As was the case for performance-based observation in the clinic, the clinical judgment method also did not function effectively. In fact, it was the least concordant with the criterion, although not always significantly different from the other methods. Clinical judgment was included in our study because of the tendency of health care professionals to infer disability from impairment. Rehabilitation therapists, for example, may conclude that knee OA patients will exhibit disability in tasks generally requiring hip flexion (e.g., bathtub transfers, picking up a garbage sack) because of a joint restriction of 30° or more at the hip, without actually assessing these tasks. Several reasons may account for the ineffectiveness of the clinical judgment method in our study. Because our therapists were provided with substantively more impairment data than would typically be available in a clinical setting, they may have had difficulty selecting the salient clinical cues from the quantity of data (45). Our rationale for providing impairment data beyond that common to OA was that in older adults, disability often has multiple etiologies with joint limitations, for example, compounded by depression or dementia. This multifactorial etiology needs to be taken into account in planning rehabilitation. The tendency for clinical judgment to overestimate disability (negative bias) may stem from therapists' comparisons of our groups with the caseloads typically seen in rehabilitation, which would be substantively more disabled. Finally, the poor concordance between clinical judgment and in-home performance may be attributed to actual discordance between impairment and disability. Correlational studies on a wide range of physical, cognitive, and affective impairments typically yield positive but moderate relationships to task disability, suggesting that impairment does not necessarily lead to disability (46).

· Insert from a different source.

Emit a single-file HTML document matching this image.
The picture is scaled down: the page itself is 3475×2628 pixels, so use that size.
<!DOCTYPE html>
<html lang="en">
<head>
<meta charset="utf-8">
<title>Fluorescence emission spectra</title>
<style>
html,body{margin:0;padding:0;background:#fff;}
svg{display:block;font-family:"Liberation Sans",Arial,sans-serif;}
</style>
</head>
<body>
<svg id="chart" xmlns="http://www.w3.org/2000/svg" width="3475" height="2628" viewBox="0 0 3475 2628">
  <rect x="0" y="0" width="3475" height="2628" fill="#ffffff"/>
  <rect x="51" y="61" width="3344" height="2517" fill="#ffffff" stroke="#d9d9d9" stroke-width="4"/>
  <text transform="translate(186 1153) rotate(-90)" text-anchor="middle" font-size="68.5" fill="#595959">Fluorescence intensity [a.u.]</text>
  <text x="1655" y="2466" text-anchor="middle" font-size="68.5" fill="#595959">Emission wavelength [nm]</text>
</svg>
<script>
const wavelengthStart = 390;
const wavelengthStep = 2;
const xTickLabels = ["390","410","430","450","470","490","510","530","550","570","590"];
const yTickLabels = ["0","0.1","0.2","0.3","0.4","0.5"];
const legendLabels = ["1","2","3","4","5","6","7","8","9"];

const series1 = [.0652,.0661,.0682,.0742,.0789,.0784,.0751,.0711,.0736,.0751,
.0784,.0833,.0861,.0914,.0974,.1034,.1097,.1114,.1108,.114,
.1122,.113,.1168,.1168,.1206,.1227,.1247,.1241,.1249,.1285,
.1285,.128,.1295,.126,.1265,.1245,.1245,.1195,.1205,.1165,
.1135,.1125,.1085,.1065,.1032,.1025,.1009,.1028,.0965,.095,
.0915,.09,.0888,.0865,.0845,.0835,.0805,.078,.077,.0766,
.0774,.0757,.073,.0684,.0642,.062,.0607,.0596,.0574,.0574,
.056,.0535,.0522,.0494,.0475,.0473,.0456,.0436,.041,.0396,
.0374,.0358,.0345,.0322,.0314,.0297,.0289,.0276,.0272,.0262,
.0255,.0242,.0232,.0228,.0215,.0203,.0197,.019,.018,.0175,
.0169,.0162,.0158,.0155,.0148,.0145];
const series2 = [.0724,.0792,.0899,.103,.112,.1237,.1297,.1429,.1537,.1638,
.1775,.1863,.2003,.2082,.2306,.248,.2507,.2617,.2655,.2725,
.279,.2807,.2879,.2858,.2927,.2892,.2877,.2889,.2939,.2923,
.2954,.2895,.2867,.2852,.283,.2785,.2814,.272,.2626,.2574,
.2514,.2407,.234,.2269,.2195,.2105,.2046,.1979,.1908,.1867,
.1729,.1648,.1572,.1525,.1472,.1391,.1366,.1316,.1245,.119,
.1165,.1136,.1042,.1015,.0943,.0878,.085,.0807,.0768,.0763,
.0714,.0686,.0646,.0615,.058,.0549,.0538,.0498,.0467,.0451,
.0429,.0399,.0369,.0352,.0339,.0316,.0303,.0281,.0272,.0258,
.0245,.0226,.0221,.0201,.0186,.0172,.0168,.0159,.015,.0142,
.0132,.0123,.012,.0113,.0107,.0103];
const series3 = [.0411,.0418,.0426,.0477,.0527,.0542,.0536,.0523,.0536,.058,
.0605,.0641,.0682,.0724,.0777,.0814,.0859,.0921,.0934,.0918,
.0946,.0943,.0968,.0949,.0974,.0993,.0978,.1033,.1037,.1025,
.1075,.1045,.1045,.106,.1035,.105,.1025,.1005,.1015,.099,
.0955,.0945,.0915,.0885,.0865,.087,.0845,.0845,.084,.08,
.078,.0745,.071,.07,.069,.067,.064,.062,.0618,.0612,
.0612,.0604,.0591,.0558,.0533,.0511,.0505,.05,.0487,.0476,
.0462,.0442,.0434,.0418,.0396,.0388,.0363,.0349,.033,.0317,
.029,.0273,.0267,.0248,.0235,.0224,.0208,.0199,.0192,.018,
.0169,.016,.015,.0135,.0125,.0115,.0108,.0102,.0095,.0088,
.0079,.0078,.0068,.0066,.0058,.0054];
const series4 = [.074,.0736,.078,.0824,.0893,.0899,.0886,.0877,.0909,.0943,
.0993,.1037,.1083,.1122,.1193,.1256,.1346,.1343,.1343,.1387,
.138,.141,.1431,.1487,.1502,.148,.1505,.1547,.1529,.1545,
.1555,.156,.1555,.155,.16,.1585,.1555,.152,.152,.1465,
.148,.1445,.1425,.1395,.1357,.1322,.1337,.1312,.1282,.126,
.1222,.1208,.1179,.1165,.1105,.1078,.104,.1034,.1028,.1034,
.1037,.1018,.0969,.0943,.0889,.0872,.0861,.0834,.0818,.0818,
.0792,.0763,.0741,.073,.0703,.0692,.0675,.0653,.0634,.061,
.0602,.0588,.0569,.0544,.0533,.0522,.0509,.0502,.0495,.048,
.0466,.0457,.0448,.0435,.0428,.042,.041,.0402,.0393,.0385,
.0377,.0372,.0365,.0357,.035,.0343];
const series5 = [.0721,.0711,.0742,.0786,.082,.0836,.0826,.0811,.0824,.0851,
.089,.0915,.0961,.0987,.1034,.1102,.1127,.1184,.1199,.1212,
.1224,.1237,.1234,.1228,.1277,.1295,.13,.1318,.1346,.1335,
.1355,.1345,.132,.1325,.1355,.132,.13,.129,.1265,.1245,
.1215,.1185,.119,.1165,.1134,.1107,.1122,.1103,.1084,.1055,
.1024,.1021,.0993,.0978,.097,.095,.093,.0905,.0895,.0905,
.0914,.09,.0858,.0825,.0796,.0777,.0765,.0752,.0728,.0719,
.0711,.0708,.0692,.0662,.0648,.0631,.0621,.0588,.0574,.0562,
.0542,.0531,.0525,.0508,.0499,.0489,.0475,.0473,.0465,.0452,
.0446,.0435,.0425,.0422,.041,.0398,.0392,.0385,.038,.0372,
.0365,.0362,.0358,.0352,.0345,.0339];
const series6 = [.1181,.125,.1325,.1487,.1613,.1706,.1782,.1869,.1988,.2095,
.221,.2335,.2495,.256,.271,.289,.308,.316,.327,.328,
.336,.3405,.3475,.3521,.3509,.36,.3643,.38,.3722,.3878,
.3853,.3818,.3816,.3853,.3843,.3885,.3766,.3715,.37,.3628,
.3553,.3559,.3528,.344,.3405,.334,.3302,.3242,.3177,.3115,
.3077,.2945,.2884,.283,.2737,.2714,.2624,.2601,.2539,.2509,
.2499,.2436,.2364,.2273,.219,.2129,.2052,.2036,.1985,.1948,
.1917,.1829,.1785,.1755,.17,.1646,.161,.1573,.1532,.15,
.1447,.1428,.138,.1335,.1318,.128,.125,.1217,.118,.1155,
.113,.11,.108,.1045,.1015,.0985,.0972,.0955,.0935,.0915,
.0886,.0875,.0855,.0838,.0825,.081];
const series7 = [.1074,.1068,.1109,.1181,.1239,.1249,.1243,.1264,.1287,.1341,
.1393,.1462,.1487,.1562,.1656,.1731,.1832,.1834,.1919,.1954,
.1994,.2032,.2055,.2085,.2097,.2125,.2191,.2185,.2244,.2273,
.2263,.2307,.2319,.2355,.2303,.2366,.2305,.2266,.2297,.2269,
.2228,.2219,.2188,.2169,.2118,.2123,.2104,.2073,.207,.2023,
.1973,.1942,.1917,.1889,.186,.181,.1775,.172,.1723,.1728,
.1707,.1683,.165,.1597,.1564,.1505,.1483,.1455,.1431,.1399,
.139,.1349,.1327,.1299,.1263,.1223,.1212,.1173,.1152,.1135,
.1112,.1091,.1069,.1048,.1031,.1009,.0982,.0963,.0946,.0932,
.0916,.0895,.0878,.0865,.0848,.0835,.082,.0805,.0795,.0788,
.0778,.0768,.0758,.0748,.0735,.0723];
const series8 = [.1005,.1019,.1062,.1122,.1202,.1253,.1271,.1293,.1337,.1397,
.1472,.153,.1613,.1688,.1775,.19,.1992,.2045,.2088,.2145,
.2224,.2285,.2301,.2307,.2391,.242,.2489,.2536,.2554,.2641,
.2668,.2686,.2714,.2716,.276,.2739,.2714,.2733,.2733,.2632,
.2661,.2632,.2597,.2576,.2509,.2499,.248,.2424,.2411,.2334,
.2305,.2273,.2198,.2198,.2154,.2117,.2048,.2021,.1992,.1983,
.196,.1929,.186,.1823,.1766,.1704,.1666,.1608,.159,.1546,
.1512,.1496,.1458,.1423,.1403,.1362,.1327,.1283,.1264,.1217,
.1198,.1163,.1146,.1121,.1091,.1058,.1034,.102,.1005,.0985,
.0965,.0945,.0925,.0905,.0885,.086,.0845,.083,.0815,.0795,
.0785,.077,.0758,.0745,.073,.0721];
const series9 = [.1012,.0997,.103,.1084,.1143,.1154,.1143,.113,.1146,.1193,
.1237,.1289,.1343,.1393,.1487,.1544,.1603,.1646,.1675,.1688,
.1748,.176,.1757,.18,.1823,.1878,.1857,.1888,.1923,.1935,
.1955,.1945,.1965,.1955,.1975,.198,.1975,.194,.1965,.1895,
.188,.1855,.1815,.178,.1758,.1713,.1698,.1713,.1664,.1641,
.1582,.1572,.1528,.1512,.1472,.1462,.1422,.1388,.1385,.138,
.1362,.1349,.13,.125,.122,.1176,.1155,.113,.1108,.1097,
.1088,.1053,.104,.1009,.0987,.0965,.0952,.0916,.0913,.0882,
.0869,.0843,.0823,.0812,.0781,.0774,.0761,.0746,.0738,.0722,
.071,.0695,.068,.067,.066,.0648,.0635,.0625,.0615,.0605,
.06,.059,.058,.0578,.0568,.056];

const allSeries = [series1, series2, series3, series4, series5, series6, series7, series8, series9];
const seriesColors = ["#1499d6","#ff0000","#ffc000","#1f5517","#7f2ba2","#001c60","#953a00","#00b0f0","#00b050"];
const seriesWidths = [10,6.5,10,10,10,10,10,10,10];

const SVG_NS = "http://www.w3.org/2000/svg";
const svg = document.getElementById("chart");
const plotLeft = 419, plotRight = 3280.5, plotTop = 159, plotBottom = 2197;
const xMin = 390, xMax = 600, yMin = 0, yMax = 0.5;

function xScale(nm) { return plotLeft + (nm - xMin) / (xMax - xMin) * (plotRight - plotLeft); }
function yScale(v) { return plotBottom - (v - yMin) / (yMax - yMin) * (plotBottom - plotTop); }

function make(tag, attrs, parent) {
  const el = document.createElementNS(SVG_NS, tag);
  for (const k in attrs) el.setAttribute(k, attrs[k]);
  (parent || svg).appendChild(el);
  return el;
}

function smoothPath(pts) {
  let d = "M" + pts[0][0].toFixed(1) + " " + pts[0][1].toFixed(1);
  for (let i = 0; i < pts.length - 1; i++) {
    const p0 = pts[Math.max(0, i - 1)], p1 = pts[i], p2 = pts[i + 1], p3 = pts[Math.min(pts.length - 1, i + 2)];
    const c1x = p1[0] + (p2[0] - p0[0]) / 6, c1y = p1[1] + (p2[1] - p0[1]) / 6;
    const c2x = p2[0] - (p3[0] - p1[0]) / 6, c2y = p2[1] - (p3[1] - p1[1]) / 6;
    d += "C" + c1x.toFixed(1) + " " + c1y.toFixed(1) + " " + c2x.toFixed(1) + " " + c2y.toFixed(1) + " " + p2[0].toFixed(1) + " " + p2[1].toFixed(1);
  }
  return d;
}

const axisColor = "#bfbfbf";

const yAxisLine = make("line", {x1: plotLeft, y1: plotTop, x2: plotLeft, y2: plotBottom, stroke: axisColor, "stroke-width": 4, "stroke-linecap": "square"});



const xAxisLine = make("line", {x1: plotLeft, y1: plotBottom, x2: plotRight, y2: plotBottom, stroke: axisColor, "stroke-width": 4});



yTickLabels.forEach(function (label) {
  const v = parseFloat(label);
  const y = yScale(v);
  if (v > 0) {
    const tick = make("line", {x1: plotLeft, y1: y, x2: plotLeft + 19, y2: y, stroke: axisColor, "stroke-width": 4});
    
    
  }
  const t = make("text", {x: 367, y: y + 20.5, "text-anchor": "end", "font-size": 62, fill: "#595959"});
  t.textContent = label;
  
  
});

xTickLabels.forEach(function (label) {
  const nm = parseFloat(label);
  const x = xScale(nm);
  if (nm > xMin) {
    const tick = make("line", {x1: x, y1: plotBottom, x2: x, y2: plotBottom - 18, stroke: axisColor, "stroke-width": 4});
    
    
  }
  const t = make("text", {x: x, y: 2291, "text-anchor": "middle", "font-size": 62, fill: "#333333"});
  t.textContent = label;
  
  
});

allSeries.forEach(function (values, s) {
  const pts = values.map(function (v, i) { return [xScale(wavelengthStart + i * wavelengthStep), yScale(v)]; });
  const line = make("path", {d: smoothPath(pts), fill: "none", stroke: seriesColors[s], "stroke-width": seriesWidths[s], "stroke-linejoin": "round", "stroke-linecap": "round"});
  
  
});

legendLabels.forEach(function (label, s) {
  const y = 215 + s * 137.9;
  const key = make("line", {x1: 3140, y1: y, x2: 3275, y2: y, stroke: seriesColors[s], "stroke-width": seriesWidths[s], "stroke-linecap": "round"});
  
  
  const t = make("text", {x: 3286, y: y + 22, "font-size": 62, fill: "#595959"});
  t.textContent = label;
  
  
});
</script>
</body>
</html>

In conclusion, clinically, health care professionals can rely on cognitively intact women, who are seen as outpatients, to provide a reasonable indication of the functional tasks they can do at home. At the same time, they are cautioned that physical impairment appears to widen the discrepancy between what they say they can do at home and what they actually can do, with the widest gap occurring for FM and the physically oriented IADL. Although patient and proxy reports of functional status are comparable, whenever possible preference should be given to having patients speak for themselves to reinforce their autonomy. Nonetheless, if proxies are used as informants, they should be familiar with patients' routine task performance. Those who lack this familiarity should not be asked to provide information. Self reports of functional status can be readily incorporated into usual healthcare practices. Questions, such as those used in this study, about performance abilities for discrete tasks (i.e., cook using the stovetop) as opposed to task categories (i.e., cook) are recommended. Perceived changes in these abilities may be used to trigger more in-depth performance-based assessment. Performance-based assessment itself should be done in patients' homes rather than in clinical settings, which may yield a different level of task independence. Home-based assessment enables patients to perform tasks using their usual procedures, equipment, and adaptive techniques. Hence, it yields an accurate evaluation of their ability to live independently and of the disabilities that need to be targeted for rehabilitation. This methodologic research needs to be replicated across a wider range of rheumatic conditions and on people with more severe disability to assess the generalizability of the findings.